かって艦隊運動に関する会議の席上で、秋山は財部を散々遣り込めてしまった。このことが財部のプライドを傷付けることになった。財部は兼ねてより秋山を薬籠中の者とし味方にしておこうと考えていたが、この一件であきらめる。

逆に秋山が各地で戦争談を行うことに対して、財部一派は「秋山一人の力を以て戦争したる如く世に吹聴するは他人の功を奪うものなり、現に東郷も上村も大に憤慨せり」と二将を引合いに出し非難する。 財部は山本権兵衛の娘婿でもあり、秋山は予備艦隊の艦長に遷され不遇の位置に立つ。

真之はのちに第一艦隊参謀長に栄転するが、実はこれも軍令の方面に遠けて断じて軍政に近づけさせまいとする算段であったという。

秋山真之もまた海軍を以て唯一の立脚地とする程に愉快を感ぜず、常に曰く

余は少将となり得るも、中将たる能はざるべし

と、中将になることを拒んでいた。

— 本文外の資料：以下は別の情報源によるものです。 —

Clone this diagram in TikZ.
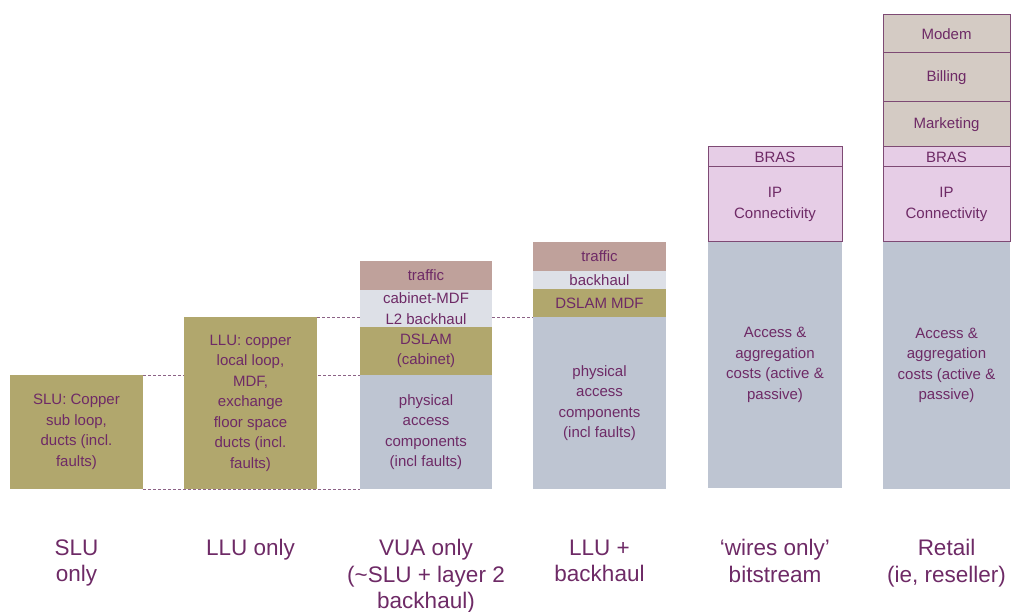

すでに派閥が力を占めていた時であるから、秋山真之の晩年は不遇といえた。

5. 秋山真之の予見

兎に角潜水艇と云い飛行機と云い、今度の戦争が初舞台で、未だ其応用の初期に属し尚ほ発達の前途は遼遠と云ふべきものである。 然し人智の向上には際限なく、今に戦艦が水中を潜り、巡洋艦否な巡天艦が空中を飛行する時代が到来して、平面戦闘が立体戦闘に推移すべき筈で、一戦を経る毎に一歩一歩と其階段を上りつつあるのである。

『秋山海軍少将 軍談』より

第一次世界大戦を観戦した秋山真之の言葉です。後に、太平洋戦争で登場する大型潜水艦及び大型爆撃機の猛威を予見した言葉です。

6. 秋山真之の直接の死因は”盲腸炎”

第一次大戦において、ヨーロッパ戦線を視察、帰朝後第二水雷戦隊司令官として艦隊勤務と多忙な日々が続く中、大正6年の冬に、突然腹痛を訴えて帰宅する。盲腸炎であった。しかし、真之は入院こそするが、手術をせずに冷やして治療した。これが後に命とりになった。翌年の1月、箱根に滞在中に、また盲腸炎が再発する。しかし近くに盲腸の手術ができる病院がなく、とうとう腹膜炎を併発し、2月4日永眠。

それにしても、兄好古同様、兄弟そろって病院嫌いである。歴史に「もしも」は禁句であるが、真之がもう少し体を大事にする人だったら、歴史は少なくとも変わっていたはずなのに、誠に残念です。